Morning glories are a good choice for softening a fence.

Vines are a great way to soften fences, and annual vines are particularly fun because you can change them every year. Scarlet runner beans, pole beans, morning glories, and black-eyed Susan vine are just a few annual vines that can be direct-seeded in spring and work in a sunny, open area of your garden.

Fast-forward to fall and clean-up time. Removing a robust annual vine like my morning glory ‘Grandpa Ott’ is a pain. However, it’s easier to remove the vine in the fall when the stems are firm. 

  1. Start by using your pruner or hedge shears to cut the main stem of the plant.
  2. Then give the vine a “buzz-cut” — in other words, prune the plant off close to the fence. Cut off as much as you can.
  3. Remember to lift up the stems that are hanging over the fence.
  4. After cutting back as much as you can, start to unwind the stems from the fence. This is the picky part of the project, but your effort will be rewarded with a clean fence, ready for planting next spring.
  5. Compost your vine cuttings.
  6. If you have a seedy vine like morning glory, consider putting down a preemergent herbicide in areas where you don’t want the plants to sprout. Remember not to apply the preemergent where you plant new seeds.

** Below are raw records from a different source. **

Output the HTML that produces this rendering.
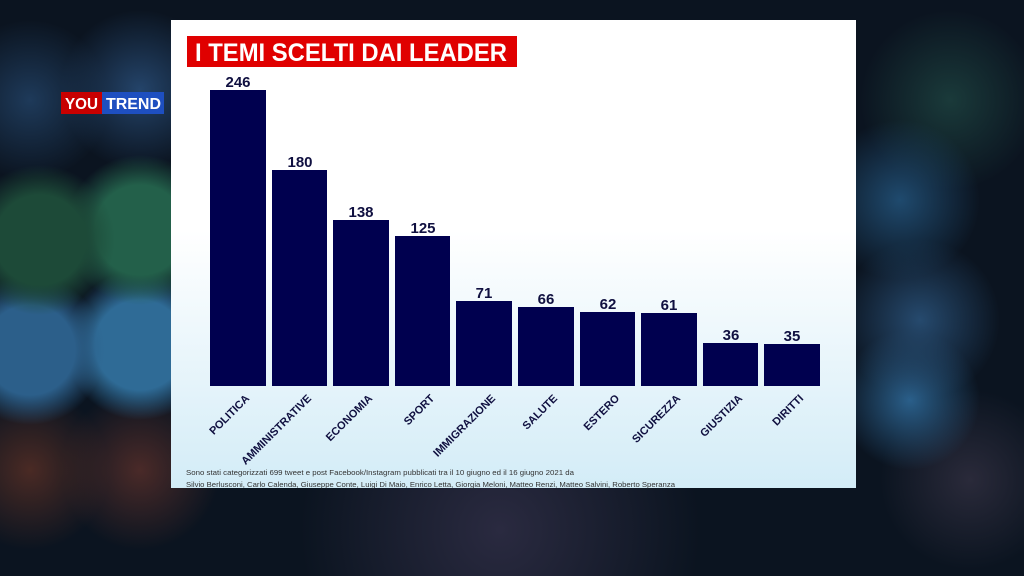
<!DOCTYPE html>
<html><head><meta charset="utf-8"><style>
html,body{margin:0;padding:0;width:1024px;height:576px;overflow:hidden;background:#0b1420}
#bg{position:absolute;left:0;top:0;width:1024px;height:576px;background:
radial-gradient(circle at 40px 240px,#1d4a38 0,#1d4a38 45px,transparent 75px),
radial-gradient(circle at 140px 230px,#23604a 0,#23604a 45px,transparent 75px),
radial-gradient(circle at 30px 100px,#1e3a5a 0,transparent 80px),
radial-gradient(circle at 140px 90px,#24446a 0,transparent 80px),
radial-gradient(circle at 30px 350px,#2c5f8a 0,#2c5f8a 45px,transparent 75px),
radial-gradient(circle at 140px 345px,#2f6b96 0,#2f6b96 45px,transparent 75px),
radial-gradient(circle at 30px 470px,#4a2a24 0,transparent 80px),
radial-gradient(circle at 140px 470px,#4a2a28 0,transparent 80px),
radial-gradient(circle at 900px 200px,#1f4a6e 0,transparent 80px),
radial-gradient(circle at 950px 100px,#1a3a3a 0,transparent 90px),
radial-gradient(circle at 920px 320px,#264a6e 0,transparent 80px),
radial-gradient(circle at 910px 400px,#2a5f8a 0,transparent 70px),
radial-gradient(circle at 970px 480px,#2a2a3a 0,transparent 90px),
radial-gradient(circle at 500px 530px,#2a2a40 0,transparent 200px),
#0b1420}
#panel{position:absolute;left:171px;top:20px;width:685px;height:468px;background:linear-gradient(#ffffff 0%,#ffffff 45%,#d3ecf7 100%)}
</style></head><body>
<div id="bg"></div>
<div id="panel"></div>
<svg width="1024" height="576" style="position:absolute;left:0;top:0" font-family="Liberation Sans, sans-serif">
<rect x="61" y="92" width="41" height="22" fill="#c80000"/>
<rect x="102" y="92" width="62" height="22" fill="#1e4fc0"/>
<text x="65" y="109" fill="#fff" font-size="16" font-weight="bold" textLength="33" lengthAdjust="spacingAndGlyphs">YOU</text>
<text x="106" y="109" fill="#fff" font-size="16" font-weight="bold" textLength="55" lengthAdjust="spacingAndGlyphs">TREND</text>
<rect x="187" y="36" width="330" height="31" fill="#e00000"/>
<text x="195" y="61" fill="#fff" font-size="25" font-weight="bold" textLength="312" lengthAdjust="spacingAndGlyphs">I TEMI SCELTI DAI LEADER</text>
<g fill="#00004f">
<rect x="210" y="90" width="56" height="296"/>
<rect x="272" y="170" width="55" height="216"/>
<rect x="333" y="220" width="56" height="166"/>
<rect x="395" y="236" width="55" height="150"/>
<rect x="456" y="301" width="56" height="85"/>
<rect x="518" y="307" width="56" height="79"/>
<rect x="580" y="312" width="55" height="74"/>
<rect x="641" y="313" width="56" height="73"/>
<rect x="703" y="343" width="55" height="43"/>
<rect x="764" y="344" width="56" height="42"/>
</g>
<g fill="#101040" font-size="15" font-weight="bold" text-anchor="middle">
<text x="238" y="87">246</text><text x="300" y="167">180</text><text x="361" y="217">138</text><text x="423" y="233">125</text><text x="484" y="298">71</text><text x="546" y="304">66</text><text x="608" y="309">62</text><text x="669" y="310">61</text><text x="731" y="340">36</text><text x="792" y="341">35</text>
</g>
<g fill="#101040" font-size="11" font-weight="bold" text-anchor="end">
<text transform="translate(250,399) rotate(-45)">POLITICA</text>
<text transform="translate(312,399) rotate(-45)">AMMINISTRATIVE</text>
<text transform="translate(373,399) rotate(-45)">ECONOMIA</text>
<text transform="translate(435,399) rotate(-45)">SPORT</text>
<text transform="translate(496,399) rotate(-45)">IMMIGRAZIONE</text>
<text transform="translate(558,399) rotate(-45)">SALUTE</text>
<text transform="translate(620,399) rotate(-45)">ESTERO</text>
<text transform="translate(681,399) rotate(-45)">SICUREZZA</text>
<text transform="translate(743,399) rotate(-45)">GIUSTIZIA</text>
<text transform="translate(804,399) rotate(-45)">DIRITTI</text>
</g>
<g fill="#333" font-size="7.5">
<text x="186" y="475" textLength="388" lengthAdjust="spacingAndGlyphs">Sono stati categorizzati 699 tweet e post Facebook/Instagram pubblicati tra il 10 giugno ed il 16 giugno 2021 da</text>
<text x="186" y="487" textLength="489" lengthAdjust="spacingAndGlyphs">Silvio Berlusconi, Carlo Calenda, Giuseppe Conte, Luigi Di Maio, Enrico Letta, Giorgia Meloni, Matteo Renzi, Matteo Salvini, Roberto Speranza</text>
</g>
</svg>
</body></html>
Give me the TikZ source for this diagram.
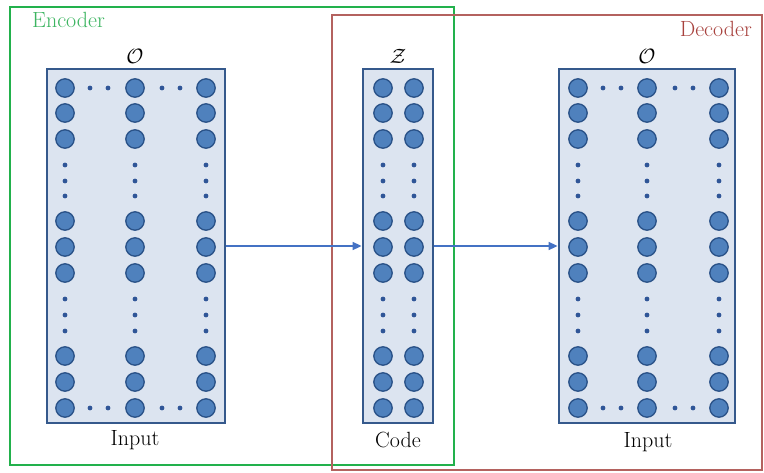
\documentclass[tikz,border=0pt]{standalone}
\usetikzlibrary{arrows.meta}
\definecolor{boxfill}{HTML}{DCE4F0}
\definecolor{boxline}{HTML}{35598C}
\definecolor{neuron}{HTML}{4F81BD}
\definecolor{neuronline}{HTML}{2A5288}
\definecolor{dotc}{HTML}{2F5597}
\definecolor{arrowc}{HTML}{4472C4}
\definecolor{encgreen}{HTML}{22B14C}
\definecolor{dectext}{HTML}{A8423E}
\definecolor{decline}{HTML}{B4625F}
\definecolor{enctext}{HTML}{3DB561}
\tikzset{
  layerbox/.style={draw=boxline, fill=boxfill, line width=2.8pt, minimum height=354pt, inner sep=0pt},
  neu/.style={fill=neuron, draw=neuronline, line width=1.3pt},
  conn/.style={draw=arrowc, line width=1.6pt, -{Triangle[length=9pt,width=8pt]}},
  lbl/.style={font=\fontsize{22}{24}\selectfont, inner sep=0pt},
  scr/.style={font=\fontsize{21}{24}\selectfont, inner sep=0pt}
}
\newcommand{\bigrows}{88,113,139,221,247,273,356,382,408}
\newcommand{\dotrows}{165,181,196,299,315,331}
\begin{document}
\begin{tikzpicture}[x=1pt,y=-1pt]
\useasboundingbox (0,0) rectangle (764,472);
\fill[white] (0,0) rectangle (764,472);
% group frames
\node[draw=encgreen, line width=2pt, minimum width=444pt, minimum height=458pt, inner sep=0pt] (encframe) at (232,236) {};
\node[draw=decline, line width=2pt, minimum width=430pt, minimum height=455pt, inner sep=0pt] (decframe) at (547,242.5) {};
\node[lbl, text=enctext, anchor=base west] (enclbl) at (32,27) {Encoder};
\node[lbl, text=dectext, anchor=base east] (declbl) at (752,36) {Decoder};
% layer boxes
\node[layerbox, minimum width=178pt] (enc) at (136,246) {};
\node[layerbox, minimum width=70pt] (code) at (398,246) {};
\node[layerbox, minimum width=176pt] (dec) at (647,246) {};
% neurons
\foreach \x in {65,135,206,383,414,578,647,719}{
  \foreach \y in \bigrows { \draw[neu] (\x,\y) circle (9.2pt); }
  \foreach \y in \dotrows { \fill[dotc] (\x,\y) circle (2.4pt); }
}
\foreach \x in {90,108,162,180,603,621,675,693}{
  \foreach \y in {88,408} { \fill[dotc] (\x,\y) circle (2.4pt); }
}
% connectors
\draw[conn] (enc.east) -- (code.west);
\draw[conn] (code.east) -- (dec.west);
% titles
\node[scr] (encsym) at (135,56) {$\mathcal{O}$};
\node[scr] (codesym) at (398,56) {$\mathcal{Z}$};
\node[scr] (decsym) at (647,56) {$\mathcal{O}$};
\node[lbl] (enctxt) at (135,440) {Input};
\node[lbl] (codetxt) at (398,440) {Code};
\node[lbl] (dectxt) at (648,442) {Input};
\end{tikzpicture}
\end{document}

Hand with pruners cutting the stem of a plant growing on a fence.
Cut the main stem.
Gloved hand holding pruners cutting away green vine on a fence.
Give your vine a “buzz cut” using pruners or hedge shears.
Green vine on a black fence.
Remove as much of the vine as you can.
Black fence with a few green stems on it.
Unwind remaining stems from the fence.
A black metal garden fence.
A clean fence ready for new vines next spring.